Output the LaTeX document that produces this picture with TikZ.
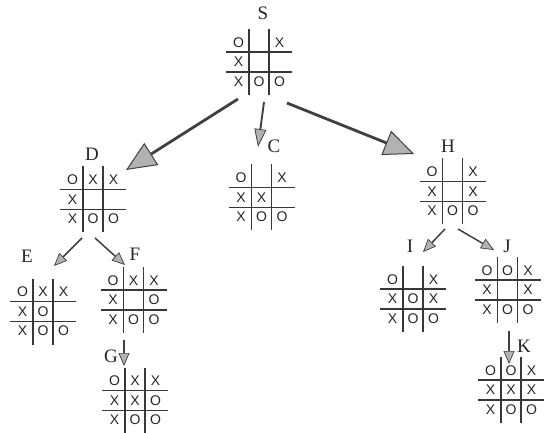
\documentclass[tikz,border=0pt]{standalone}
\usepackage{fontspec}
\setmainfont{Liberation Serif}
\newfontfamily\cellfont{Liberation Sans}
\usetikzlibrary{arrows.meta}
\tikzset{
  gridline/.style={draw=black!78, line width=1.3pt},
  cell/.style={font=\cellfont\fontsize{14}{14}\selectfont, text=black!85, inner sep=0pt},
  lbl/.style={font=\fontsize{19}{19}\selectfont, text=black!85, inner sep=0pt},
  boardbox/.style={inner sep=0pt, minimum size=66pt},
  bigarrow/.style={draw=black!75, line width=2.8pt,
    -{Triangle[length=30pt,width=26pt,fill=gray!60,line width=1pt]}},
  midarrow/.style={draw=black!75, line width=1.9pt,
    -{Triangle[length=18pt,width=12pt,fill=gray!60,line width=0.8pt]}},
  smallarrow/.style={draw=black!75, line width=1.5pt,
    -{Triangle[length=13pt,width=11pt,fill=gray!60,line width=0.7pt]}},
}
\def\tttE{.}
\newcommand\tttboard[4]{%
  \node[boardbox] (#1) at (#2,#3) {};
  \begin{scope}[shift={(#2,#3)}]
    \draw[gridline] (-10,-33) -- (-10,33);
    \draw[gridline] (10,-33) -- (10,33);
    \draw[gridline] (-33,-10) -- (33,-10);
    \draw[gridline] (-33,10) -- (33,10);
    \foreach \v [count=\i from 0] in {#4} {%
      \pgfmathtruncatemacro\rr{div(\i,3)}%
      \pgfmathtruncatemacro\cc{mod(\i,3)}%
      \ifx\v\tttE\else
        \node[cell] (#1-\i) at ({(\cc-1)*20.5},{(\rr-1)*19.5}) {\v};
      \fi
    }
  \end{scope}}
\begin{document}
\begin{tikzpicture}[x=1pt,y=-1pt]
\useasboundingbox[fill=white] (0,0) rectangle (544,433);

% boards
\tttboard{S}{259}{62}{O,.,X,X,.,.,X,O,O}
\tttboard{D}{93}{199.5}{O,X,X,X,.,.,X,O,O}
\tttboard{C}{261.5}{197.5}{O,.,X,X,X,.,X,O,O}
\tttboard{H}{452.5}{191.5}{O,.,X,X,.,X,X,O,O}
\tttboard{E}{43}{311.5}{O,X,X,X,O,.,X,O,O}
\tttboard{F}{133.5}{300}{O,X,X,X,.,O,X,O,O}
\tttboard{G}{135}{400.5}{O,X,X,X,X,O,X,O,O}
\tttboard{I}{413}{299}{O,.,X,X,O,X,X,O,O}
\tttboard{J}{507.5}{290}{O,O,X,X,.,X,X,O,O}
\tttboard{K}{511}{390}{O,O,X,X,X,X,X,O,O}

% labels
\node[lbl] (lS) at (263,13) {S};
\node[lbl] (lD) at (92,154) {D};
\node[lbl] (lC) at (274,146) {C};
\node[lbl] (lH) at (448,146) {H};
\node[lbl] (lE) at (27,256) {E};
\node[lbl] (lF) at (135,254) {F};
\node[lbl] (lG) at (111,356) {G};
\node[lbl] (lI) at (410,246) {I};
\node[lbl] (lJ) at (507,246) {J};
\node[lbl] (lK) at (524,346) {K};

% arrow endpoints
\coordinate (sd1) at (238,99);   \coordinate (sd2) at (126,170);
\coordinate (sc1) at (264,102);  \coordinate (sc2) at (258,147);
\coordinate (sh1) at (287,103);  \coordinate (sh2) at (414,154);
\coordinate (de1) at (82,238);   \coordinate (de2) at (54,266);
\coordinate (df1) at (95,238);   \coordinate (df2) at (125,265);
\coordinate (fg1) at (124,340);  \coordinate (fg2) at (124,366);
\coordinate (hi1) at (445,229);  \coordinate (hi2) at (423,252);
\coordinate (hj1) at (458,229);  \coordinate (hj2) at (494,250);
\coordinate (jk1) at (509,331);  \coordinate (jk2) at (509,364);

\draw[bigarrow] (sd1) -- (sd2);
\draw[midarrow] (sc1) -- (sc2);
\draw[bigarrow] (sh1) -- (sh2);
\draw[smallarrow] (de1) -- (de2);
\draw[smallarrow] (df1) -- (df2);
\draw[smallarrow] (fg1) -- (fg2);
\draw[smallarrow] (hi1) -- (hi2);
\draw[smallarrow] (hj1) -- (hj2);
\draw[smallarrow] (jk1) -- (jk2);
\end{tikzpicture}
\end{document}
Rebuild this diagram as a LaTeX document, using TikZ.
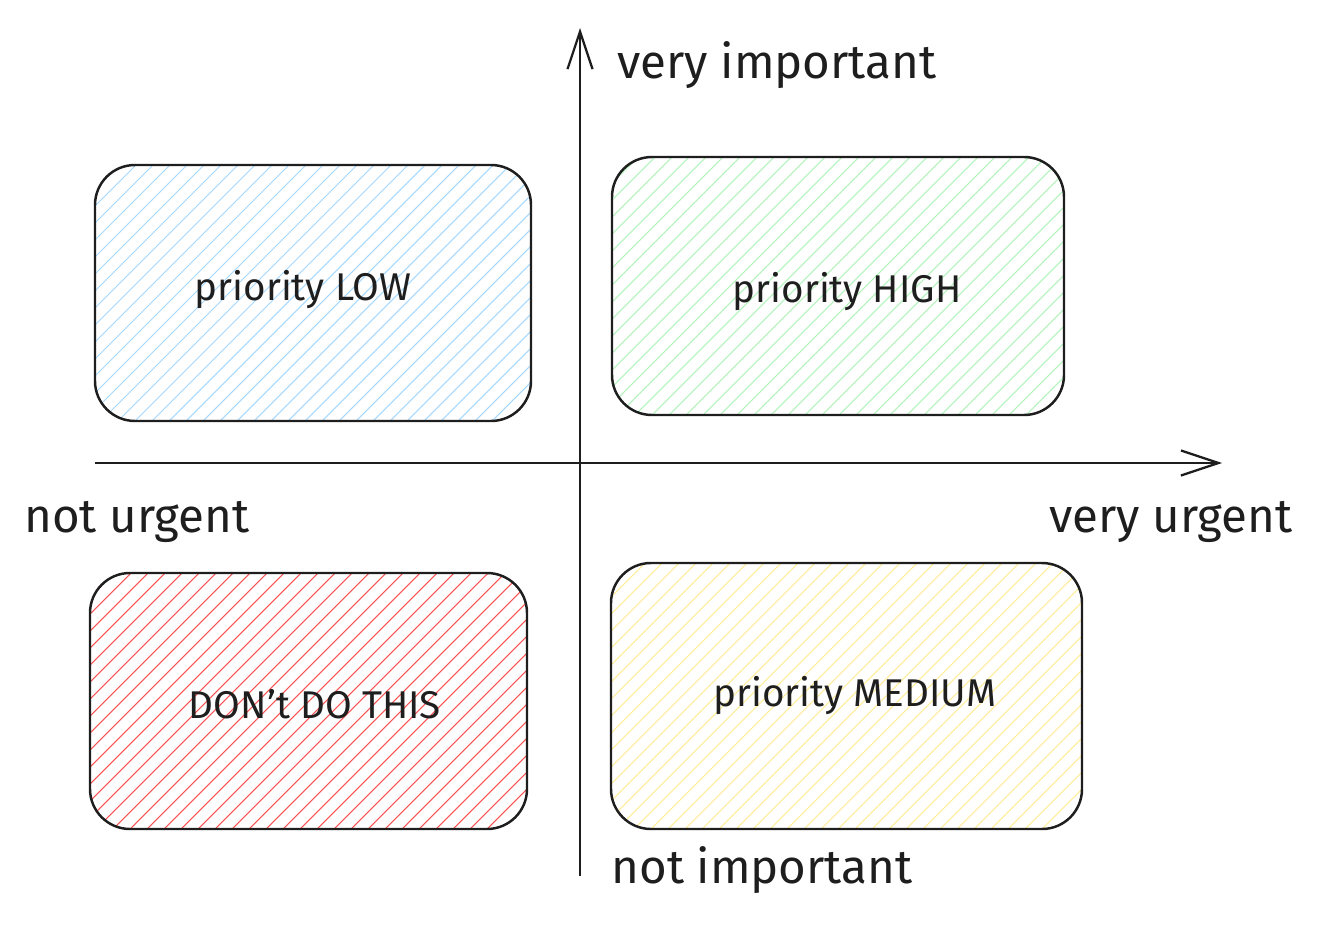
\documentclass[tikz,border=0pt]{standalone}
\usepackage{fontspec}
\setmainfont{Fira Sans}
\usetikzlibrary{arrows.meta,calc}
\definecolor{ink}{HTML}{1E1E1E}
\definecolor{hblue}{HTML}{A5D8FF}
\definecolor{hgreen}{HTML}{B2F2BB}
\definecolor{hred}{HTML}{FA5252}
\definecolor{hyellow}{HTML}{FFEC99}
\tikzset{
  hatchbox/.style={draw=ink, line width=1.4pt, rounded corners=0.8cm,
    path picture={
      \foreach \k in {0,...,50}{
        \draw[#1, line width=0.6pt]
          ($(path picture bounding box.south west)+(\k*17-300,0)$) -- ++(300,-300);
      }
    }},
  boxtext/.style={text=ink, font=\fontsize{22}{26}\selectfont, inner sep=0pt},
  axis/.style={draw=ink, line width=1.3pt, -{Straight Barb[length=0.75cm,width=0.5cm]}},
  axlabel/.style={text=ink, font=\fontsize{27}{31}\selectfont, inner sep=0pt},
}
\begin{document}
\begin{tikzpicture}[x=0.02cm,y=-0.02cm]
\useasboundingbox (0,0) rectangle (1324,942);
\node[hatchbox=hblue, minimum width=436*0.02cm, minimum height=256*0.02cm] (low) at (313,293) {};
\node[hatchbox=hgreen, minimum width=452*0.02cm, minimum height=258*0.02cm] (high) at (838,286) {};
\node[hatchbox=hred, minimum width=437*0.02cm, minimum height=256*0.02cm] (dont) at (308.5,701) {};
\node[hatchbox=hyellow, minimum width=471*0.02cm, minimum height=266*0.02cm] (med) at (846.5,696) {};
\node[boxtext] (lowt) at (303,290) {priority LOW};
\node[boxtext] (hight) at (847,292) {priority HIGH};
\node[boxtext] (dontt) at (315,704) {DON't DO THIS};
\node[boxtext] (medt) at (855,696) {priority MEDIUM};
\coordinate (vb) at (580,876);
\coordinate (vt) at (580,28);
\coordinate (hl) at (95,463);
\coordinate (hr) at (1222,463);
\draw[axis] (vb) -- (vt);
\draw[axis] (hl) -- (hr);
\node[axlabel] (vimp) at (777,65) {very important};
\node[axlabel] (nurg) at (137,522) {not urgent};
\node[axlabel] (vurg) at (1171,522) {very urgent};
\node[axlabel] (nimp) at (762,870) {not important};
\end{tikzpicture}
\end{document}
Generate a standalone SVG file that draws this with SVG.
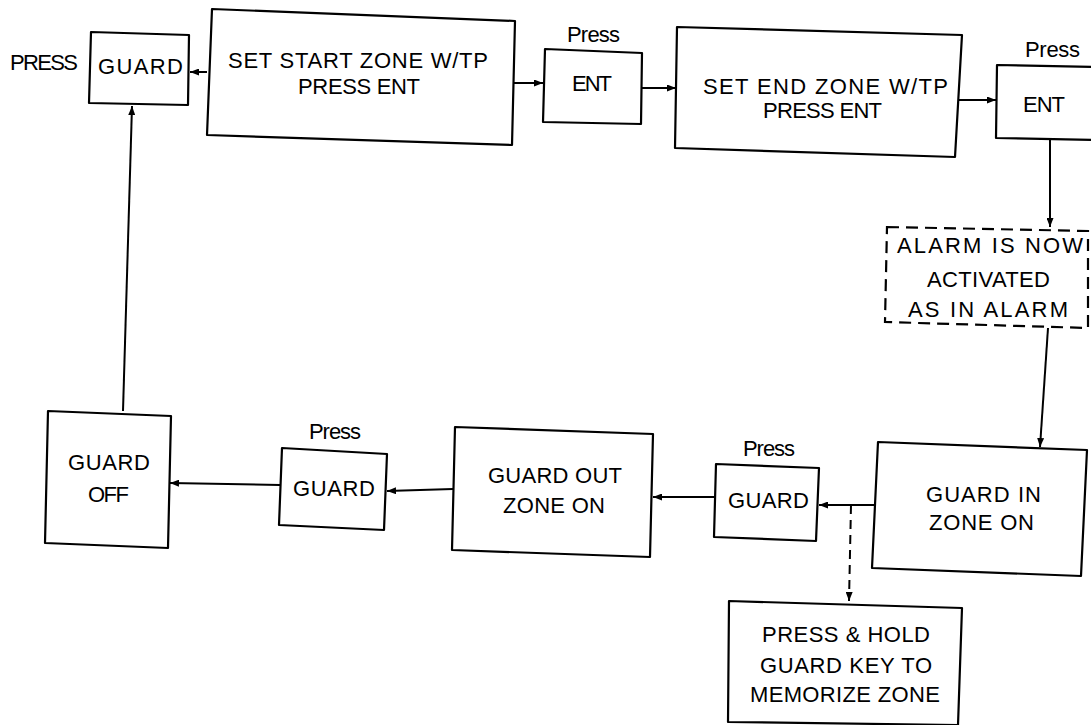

## What is being asked
Return all of the data exactly as written, and drop the pictures.

## Final result
Output the LaTeX document that produces this picture with TikZ.
\documentclass[tikz,border=0pt]{standalone}
\usepackage{fontspec}
\setmainfont{Liberation Serif}
\newfontfamily\cellfont{Liberation Sans}
\usetikzlibrary{arrows.meta}
\tikzset{
  gridline/.style={draw=black!78, line width=1.3pt},
  cell/.style={font=\cellfont\fontsize{14}{14}\selectfont, text=black!85, inner sep=0pt},
  lbl/.style={font=\fontsize{19}{19}\selectfont, text=black!85, inner sep=0pt},
  boardbox/.style={inner sep=0pt, minimum size=66pt},
  bigarrow/.style={draw=black!75, line width=2.8pt,
    -{Triangle[length=30pt,width=26pt,fill=gray!60,line width=1pt]}},
  midarrow/.style={draw=black!75, line width=1.9pt,
    -{Triangle[length=18pt,width=12pt,fill=gray!60,line width=0.8pt]}},
  smallarrow/.style={draw=black!75, line width=1.5pt,
    -{Triangle[length=13pt,width=11pt,fill=gray!60,line width=0.7pt]}},
}
\def\tttE{.}
\newcommand\tttboard[4]{%
  \node[boardbox] (#1) at (#2,#3) {};
  \begin{scope}[shift={(#2,#3)}]
    \draw[gridline] (-10,-33) -- (-10,33);
    \draw[gridline] (10,-33) -- (10,33);
    \draw[gridline] (-33,-10) -- (33,-10);
    \draw[gridline] (-33,10) -- (33,10);
    \foreach \v [count=\i from 0] in {#4} {%
      \pgfmathtruncatemacro\rr{div(\i,3)}%
      \pgfmathtruncatemacro\cc{mod(\i,3)}%
      \ifx\v\tttE\else
        \node[cell] (#1-\i) at ({(\cc-1)*20.5},{(\rr-1)*19.5}) {\v};
      \fi
    }
  \end{scope}}
\begin{document}
\begin{tikzpicture}[x=1pt,y=-1pt]
\useasboundingbox[fill=white] (0,0) rectangle (544,433);

% boards
\tttboard{S}{259}{62}{O,.,X,X,.,.,X,O,O}
\tttboard{D}{93}{199.5}{O,X,X,X,.,.,X,O,O}
\tttboard{C}{261.5}{197.5}{O,.,X,X,X,.,X,O,O}
\tttboard{H}{452.5}{191.5}{O,.,X,X,.,X,X,O,O}
\tttboard{E}{43}{311.5}{O,X,X,X,O,.,X,O,O}
\tttboard{F}{133.5}{300}{O,X,X,X,.,O,X,O,O}
\tttboard{G}{135}{400.5}{O,X,X,X,X,O,X,O,O}
\tttboard{I}{413}{299}{O,.,X,X,O,X,X,O,O}
\tttboard{J}{507.5}{290}{O,O,X,X,.,X,X,O,O}
\tttboard{K}{511}{390}{O,O,X,X,X,X,X,O,O}

% labels
\node[lbl] (lS) at (263,13) {S};
\node[lbl] (lD) at (92,154) {D};
\node[lbl] (lC) at (274,146) {C};
\node[lbl] (lH) at (448,146) {H};
\node[lbl] (lE) at (27,256) {E};
\node[lbl] (lF) at (135,254) {F};
\node[lbl] (lG) at (111,356) {G};
\node[lbl] (lI) at (410,246) {I};
\node[lbl] (lJ) at (507,246) {J};
\node[lbl] (lK) at (524,346) {K};

% arrow endpoints
\coordinate (sd1) at (238,99);   \coordinate (sd2) at (126,170);
\coordinate (sc1) at (264,102);  \coordinate (sc2) at (258,147);
\coordinate (sh1) at (287,103);  \coordinate (sh2) at (414,154);
\coordinate (de1) at (82,238);   \coordinate (de2) at (54,266);
\coordinate (df1) at (95,238);   \coordinate (df2) at (125,265);
\coordinate (fg1) at (124,340);  \coordinate (fg2) at (124,366);
\coordinate (hi1) at (445,229);  \coordinate (hi2) at (423,252);
\coordinate (hj1) at (458,229);  \coordinate (hj2) at (494,250);
\coordinate (jk1) at (509,331);  \coordinate (jk2) at (509,364);

\draw[bigarrow] (sd1) -- (sd2);
\draw[midarrow] (sc1) -- (sc2);
\draw[bigarrow] (sh1) -- (sh2);
\draw[smallarrow] (de1) -- (de2);
\draw[smallarrow] (df1) -- (df2);
\draw[smallarrow] (fg1) -- (fg2);
\draw[smallarrow] (hi1) -- (hi2);
\draw[smallarrow] (hj1) -- (hj2);
\draw[smallarrow] (jk1) -- (jk2);
\end{tikzpicture}
\end{document}
Rebuild this diagram as a LaTeX document, using TikZ.
\documentclass[tikz,border=0pt]{standalone}
\usepackage{fontspec}
\setmainfont{Fira Sans}
\usetikzlibrary{arrows.meta,calc}
\definecolor{ink}{HTML}{1E1E1E}
\definecolor{hblue}{HTML}{A5D8FF}
\definecolor{hgreen}{HTML}{B2F2BB}
\definecolor{hred}{HTML}{FA5252}
\definecolor{hyellow}{HTML}{FFEC99}
\tikzset{
  hatchbox/.style={draw=ink, line width=1.4pt, rounded corners=0.8cm,
    path picture={
      \foreach \k in {0,...,50}{
        \draw[#1, line width=0.6pt]
          ($(path picture bounding box.south west)+(\k*17-300,0)$) -- ++(300,-300);
      }
    }},
  boxtext/.style={text=ink, font=\fontsize{22}{26}\selectfont, inner sep=0pt},
  axis/.style={draw=ink, line width=1.3pt, -{Straight Barb[length=0.75cm,width=0.5cm]}},
  axlabel/.style={text=ink, font=\fontsize{27}{31}\selectfont, inner sep=0pt},
}
\begin{document}
\begin{tikzpicture}[x=0.02cm,y=-0.02cm]
\useasboundingbox (0,0) rectangle (1324,942);
\node[hatchbox=hblue, minimum width=436*0.02cm, minimum height=256*0.02cm] (low) at (313,293) {};
\node[hatchbox=hgreen, minimum width=452*0.02cm, minimum height=258*0.02cm] (high) at (838,286) {};
\node[hatchbox=hred, minimum width=437*0.02cm, minimum height=256*0.02cm] (dont) at (308.5,701) {};
\node[hatchbox=hyellow, minimum width=471*0.02cm, minimum height=266*0.02cm] (med) at (846.5,696) {};
\node[boxtext] (lowt) at (303,290) {priority LOW};
\node[boxtext] (hight) at (847,292) {priority HIGH};
\node[boxtext] (dontt) at (315,704) {DON't DO THIS};
\node[boxtext] (medt) at (855,696) {priority MEDIUM};
\coordinate (vb) at (580,876);
\coordinate (vt) at (580,28);
\coordinate (hl) at (95,463);
\coordinate (hr) at (1222,463);
\draw[axis] (vb) -- (vt);
\draw[axis] (hl) -- (hr);
\node[axlabel] (vimp) at (777,65) {very important};
\node[axlabel] (nurg) at (137,522) {not urgent};
\node[axlabel] (vurg) at (1171,522) {very urgent};
\node[axlabel] (nimp) at (762,870) {not important};
\end{tikzpicture}
\end{document}
Generate a standalone SVG file that draws this with SVG.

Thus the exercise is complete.